А.Ш. Да, и это мне очень нравилось. Я поступил в училище имени Октябрьской революции потому, что это была единственная возможность получить какое-то музыкальное образование. После Вены мне было четырнадцать лет, почти пятнадцать, семь классов обычной школы и очень мало музыкальной подготовки.
– Ты тогда еще ничего не писал?
А.Ш. Нет, писать я пытался с самого начала, и тогда тоже уже писал. И
31
покупал все подворачивающиеся мне книги по теории и “Основы оркестровки” Римского-Корсакова, учебники по гармонии и форме, но разобраться одному в этом было трудно. Когда приехали из Вены, меня повели в 1948 году к преподавательнице Гнесинской школы, которая сказала, что у меня рука неправильно поставлена. Я играл то, что мне хотелось играть. А хотелось, допустим, первую прелюдию из первого тома Баха или Ларго из оперы Генделя Ксеркс. Ничего путного я не играл. Может быть, какую-то сонатину Клементи.
Кроме того, мне все подпортил аккордеон. Аккордеон отцу подарили в Вене в качестве премии - играя на этом аккордеоне, я испортил себе левую руку (там - кнопочные басы, а на рояле - клавиши), и до сих пор еще левая рука не догнала правую...
Весь этот год между Веной и училищем я хотел заниматься музыкой, но понимал, что поздно. Хотел сочинять. Первое, что бросился сочинять, - был Концерт для аккордеона с оркестром - идиотская идея, чепуха полная. И весной 1949 года - мы еще за городом жили, в Валентиновке -повезли меня в музыкальную школу в Лосиноостровском, где сказали, что мне надо учиться, но уже поздно и можно только на контрабасе. Предполагалось, что я буду учиться на контрабасе как переросток.

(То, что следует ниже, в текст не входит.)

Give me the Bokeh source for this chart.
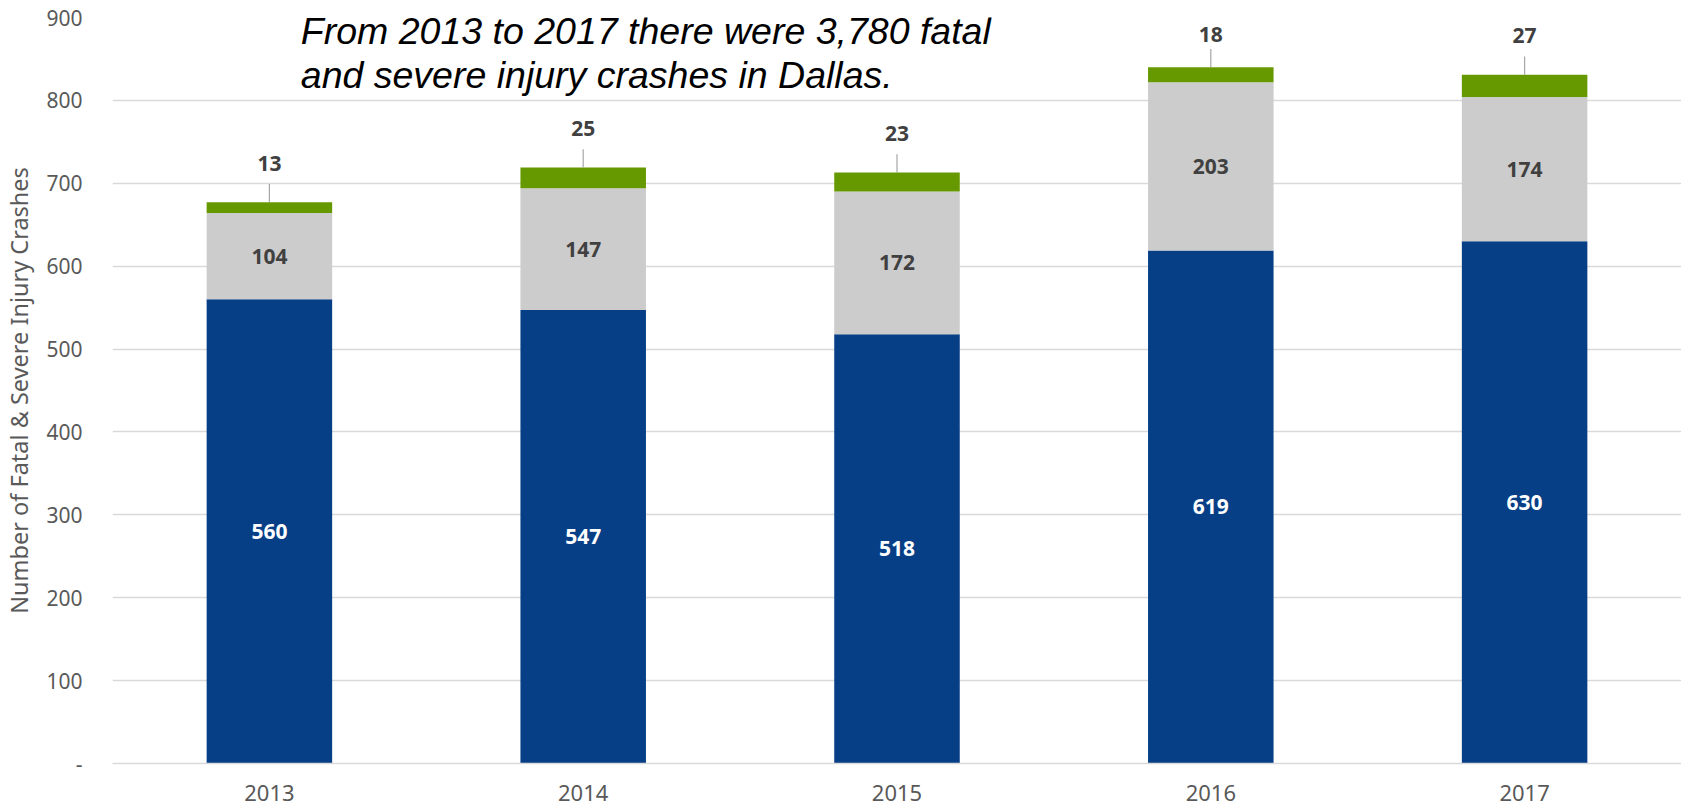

И совершенно случайно, когда я уже собирался идти в восьмой класс и учиться на контрабасе, отец встретил одного знакомого, у которого в гостях был бухгалтер музыкального училища. Этот бухгалтер дал мне записку к заведующему учебной частью. Завучем этим был теоретик Борис Константинович Алексеев. Меня послали на экзамен по сольфеджио. Диктант я написал. А по элементарной теории отвечал таким образом (у меня нет абсолютного слуха): все ноты называл по до мажору, но правиль -но. И меня зачислили в училище. Мне было почти пятнадцать лет.